As the plane approached, a maintenance manager in the jump seat behind the captain peered out a side window and observed that the plane was crossing the Palmetto Expressway -- a major highway just west of the airport. It was then that he and others in the cockpit became aware of a problem: A light that indicates whether the nose landing gear is down was not illuminated. The pilot chose to take the plane back up and circle around until they were sure they had landing wheels at the nose.

They figured it might be a defective light and began taking turns in an effort to fix it. The plane was put on autopilot while the first officer tried to see if he could get the light to work. That failing, he sent the maintenance manager, Donald Repo, to the avionics bay, a compartment under the cockpit where there was an optical device through which the landing gear could be directly observed. When he couldn't line it up, one of the pilots  tried to help, and in all the commotion, the autopilot yoke was bumped and  accidentally shut off!

The plane lost altitude and was never able to regain it.

They were moving at more than 220 miles per hour when it flew into the ground.
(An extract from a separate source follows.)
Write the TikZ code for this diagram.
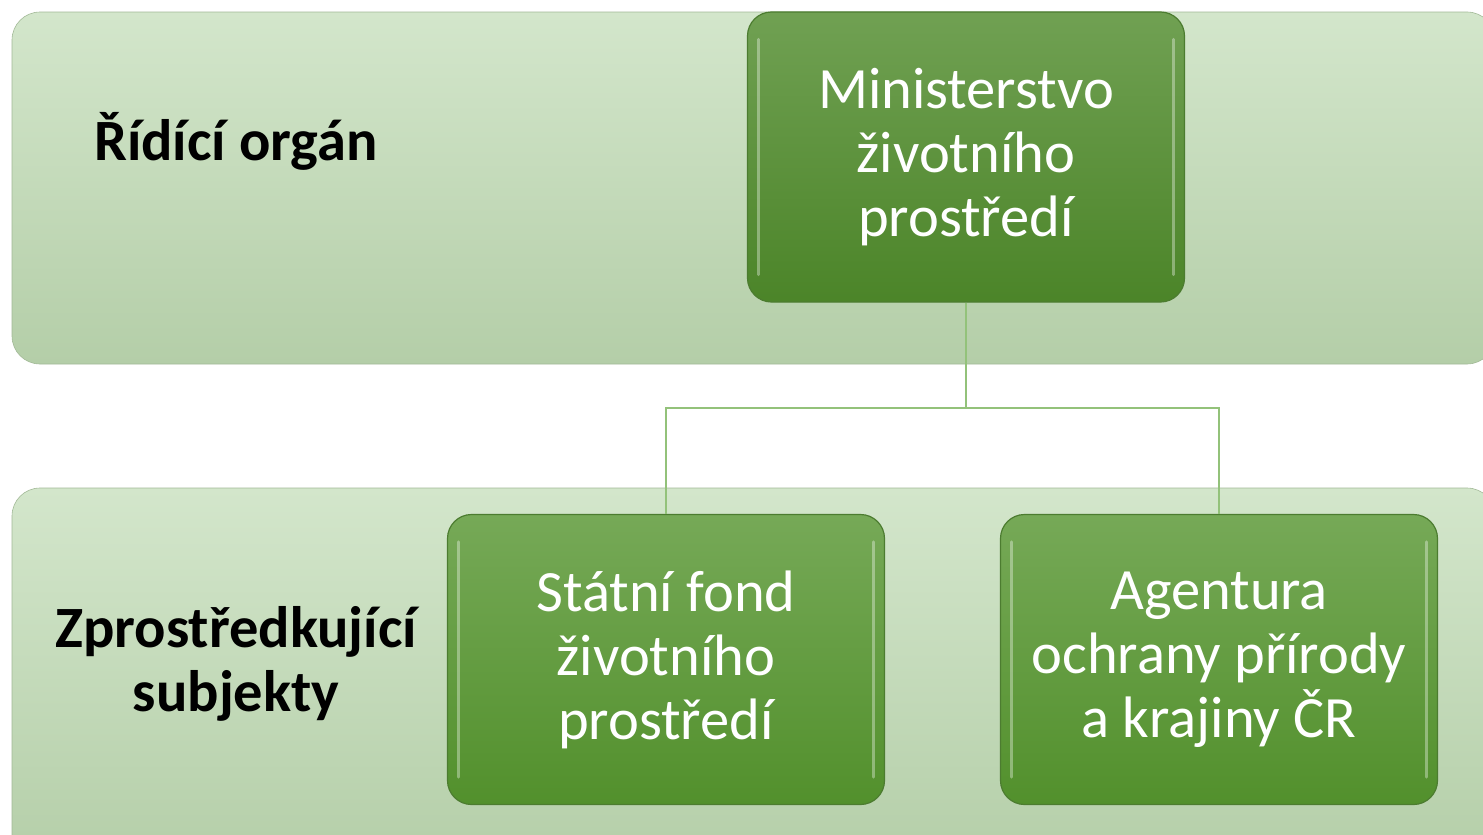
\documentclass[tikz,border=0pt]{standalone}
\usepackage{fontspec}
\setmainfont{Carlito}
\usetikzlibrary{positioning}
\definecolor{bandtop}{HTML}{D3E6CB}
\definecolor{bandbot}{HTML}{B4CEA8}
\definecolor{boxtop}{HTML}{76A957}
\definecolor{boxbot}{HTML}{52902C}
\definecolor{boxedge}{HTML}{4C7C30}
\definecolor{linkc}{HTML}{93C27A}
\tikzset{
  band/.style={rounded corners=28pt, top color=bandtop, bottom color=bandbot, draw=bandbot!90!black, line width=0.6pt},
  gbox/.style={rounded corners=24pt, top color=boxtop, bottom color=boxbot, draw=boxedge, line width=1.2pt,
    minimum width=437pt, minimum height=290pt, inner sep=0pt, text=white, align=center,
    font=\fontsize{58.5}{64}\selectfont},
  hilite/.style={draw=white, draw opacity=0.35, line width=3pt, line cap=round},
  lbl/.style={font=\fontsize{58.5}{64}\selectfont\bfseries, align=center, text=black},
  link/.style={draw=linkc, line width=2pt}
}
\begin{document}
\begin{tikzpicture}[x=1pt,y=-1pt]
\useasboundingbox (0,0) rectangle (1483,835);
\clip (0,0) rectangle (1483,835);
\path[band] (12,12) rectangle (1495,364);
\path[band] (12,488) rectangle (1495,870);
\node[lbl] (l1) at (236,141) {Řídící orgán};
\node[lbl] (l2) at (236,664) {Zprostředkující\\subjekty};
\node[gbox, top color=boxtop!95!black, bottom color=boxbot!92!black] (mzp) at (966,157) {Ministerstvo\\životního\\prostředí};
\node[gbox] (sfzp) at (666,659.5) {Státní fond\\životního\\prostředí};
\node[gbox] (aop) at (1219,659.5) {Agentura\\ochrany přírody\\a krajiny ČR};
\foreach \n in {mzp,sfzp,aop}{
  \path[hilite] ([shift={(12pt,28pt)}]\n.south west) -- ([shift={(12pt,-28pt)}]\n.north west);
  \path[hilite] ([shift={(-12pt,28pt)}]\n.south east) -- ([shift={(-12pt,-28pt)}]\n.north east);
}
\coordinate (j) at (966,408);
\draw[link] (mzp.south) -- (j) -| (sfzp.north);
\draw[link] (j) -| (aop.north);
\end{tikzpicture}
\end{document}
"I said to the girl across from me, 'man, those engines don't sound right,'" Raposa told Spirit Daily. "What it was, was the sound of the ground starting to come up closer, and no sooner had I said that than the plane banked to the left and those engines roared to full power" (the pilots trying to take it out of its dive).

It was too late. The left wingtip hit first, then the left engine and the left landing gear. "Of course, you know immediately that you're crashing," Beverly explains.

When the plane turned over, the floor beneath Raposa opened and she dropped through it with about 400 pounds of debris on top of her. But the chute had opened -- like a mantle -- and protected her. The last thing she remembered was looking up and seeing a waterfall of colors -- the jet fuel. When she came to, she was leaning on the side under the debris in the swamp. When later she saw pictures of her own feet under all the wreckage, she couldn't believe she had survived. And at the time, she didn't think she would, repeating the Act of Contrition three times, which brought her a feeling of peace.

She prepared to die but then remembered that she had on the medal of Our Lady of Mount Carmel. "I thought, 'wait a minute, wait a minute! I have my medal on! She told me I was going to get out.'"

The chute inflated only to the beginning of her face, for reasons no one was later to figure out. But the fact that it didn't fully inflate prevented her from being smothered. Instead of killing her, it protected her. A rear galley had fallen on top of it!

Raposa finally got out and was cited for heroics in keeping the other survivors calm, singing Christmas carols as they awaited rescue in the cold watery saw grass.

It was a crash made all the more famous by a best-selling book detailing the strange spiritual aspects of Flight 401.

Beverly, who once had thought about becoming a Carmelite nun, but then strayed, became a devout Catholic after the brush with death and ended up taking two trips to Medjugorje, where she felt the "undeniable" presence of the Blessed Mother. One of the first things she read in a book about Medjugorje was Mary saying, "I want to wrap you in the mantle of my love." The reaction of Raposa (who is now a vice president for a financial marketing firm) was, "I knew it, I knew it, I knew it! The chute on the door that went over me, that was her mantle!"

"I honestly believe I did not die because of the promises of the First Fridays," she says. "I believed in those promises. You can go back on your word, but God never goes back on His. The girl across from me died, and the girl in front of her died,  and the girl in front of me was very severely hurt, and miraculously, that chute protected me. That's Our Lady."

There were 176 on board. 101 died. "Seventy-five of us made it," says Beverly. "I have the federal report, which said that crash was not survivable. None of us should have made it out. There 75 miracles that came out of the swamp that night."